The caterpillar cloud

strange cloud at sunset, Atlántida, Uruguay

This actually appeared two nights ago; bumped because of wanting to record the first frost of the year. If ever a cloud looked like a creature with a purpose, this would be it.

 

 

Budweiser beer in Uruguay

I am neither a connoisseur nor regular consumer of beer, though I like it. In my callow (whatever that means) youth , I consumed various American too-cold soda-water-fizzy beers. I remember Pabst and Schlitz being shit, and maybe I favored Budweiser because my father did, and maybe settled on Michelob as the “good stuff” (cool bottles).

Michelob beer bottle

Fast forward, and here in 2017 the shit Budweiser from the U.S. (not the supreme Budweiser Budvar) is on display in Tienda Inglesa.

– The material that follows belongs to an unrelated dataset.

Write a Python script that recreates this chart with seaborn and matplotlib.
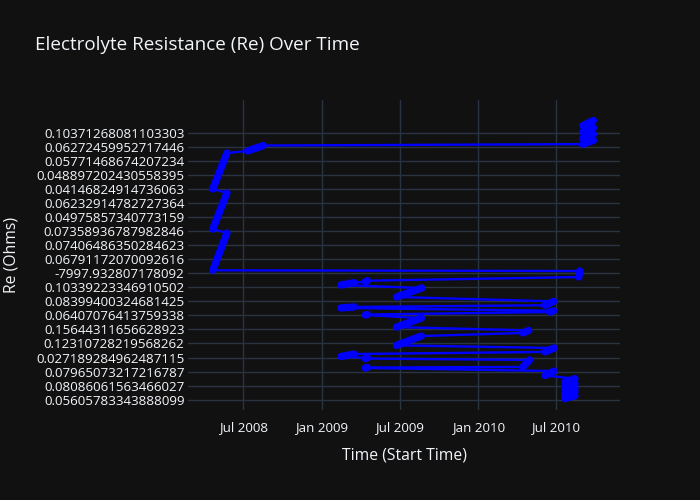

Shit Budweiser beer on sale, Uruguay

A standard six-pack of 12 ounce (.33 l) bottles rings up at just about USD 10.

Beer, Uruguay

A few meters away you can buy a 3-pack of Zillertal (.97 l each).

Almost 50% more of a superior beer for a peso more.

So who would want Budweiser? Maybe someone who thinks it’s a bargain because they advertise it in shopping points?

 

My family, back a ways

The Mayflower connection

General Society of Mayflower Descendants

Founded 1897

Anyone who arrived in Plymouth as a passenger on the Mayflower is considered a Pilgrim, with no distinction being made on the basis of their original purposes for making the voyage. Proven lineage from a passenger, approved by a Historian General, qualifies one to be a member of the General Society of Mayflower Descendants.  – source

I don’t qualify.

However:

Sarah Wardell, Mayflower

You’ve probably already guessed: Sarah Wardell, one of my 2,048 9th-great-grandparents, was of the family that owned the goddamned ship. Time for a

“General Society of Mayflower Owners” — ?

Oh, but it gets better:

Samuel Wardell, Salem Witch Trial victim

Did you know that the Salem Witch Hunt victims included men? Me neither. And there he is, one of my 2,048 9th-great-grandparents.

His son moved to Connecticut in 1735, where I was born over two centuries later.


Special thanks to Charles, husband of one of my two nieces, both named Amanda.

 

 

 

 

 

Firewood!

High on my priorities today: order firewood. We‘ve been burning leftovers, curupay scraps, and some of this load from a house I‘m looking after. Most of it is green, but there was some very dry pine as well.

Checy Meriva laden with firewood

The going price for red eucalyptus (considerably denser than white eucalyptus) appears to be 5,000 pesos per kilo.  That’s up just a bit from 3,000 pesos three years ago!

First place I went, I could feel the humidity with my hand (I hadn’t brought the meter). They told me it was six months old — which of course means pretty useless right now. The second place said theirs was seven months old, no better.  I took my meter to the third place, and immediately ordered. The weather has been dry for a while, probably won’t be after a few more days, so perfect time to order. I told them to deliver after 4:00, and returned at 3:58 to find the truck already there, the message obviously not having been forwarded. No biggie; grabbed my gloves and helped the two muchachos stack it.

Eucalyptus colorado, Uruguay

The round stuff on the right was already there, but wow! Compare this to the “ton” delivered in July 2013: look at the height above the little stool in the center.

Scanty "ton" of firewood, Atántida, Uruguay

Moisture content of firewood, Uruguay

I’ll be buying from the Esso station in Las Toscas in the future!

 

 

 

 

 

Barbershop decor

Last time I had a haircut — many months ago — it was by the Uruguayan husband of a German woman Katerina, who has a successful shop in Atlántida (calle 1 y Ciudad de Montevideo). He did a very nice job, and I was glad to make my (overdue) return.

But this time, the girly space had expanded to an additional room on the side, and he was waiting in what was clearly the man cave barbershop.

barber shop, Atlántida, Uruguay

This is the view from the chair. You’ve got to admit it’s awesome!

 

 

What you pay for

I have posted a few times about cheap Chinese products. One of my recent free-international-shipping purchases was a replacement for a 4-port USB hub that was compact, highly-rated on Amazon, and, for whatever reason, disappeared.

After a week, its status.

discarde cheap Chinese 4-port USB hub, Uruguay

Obviously a quality-control reject, it dropped connections. Fortunately, during its brief tenure, I did not rely on it for external drives, just keyboard and mouse.

So it’s a complete write-off, my investment of USD 0.99, delivered from China for free.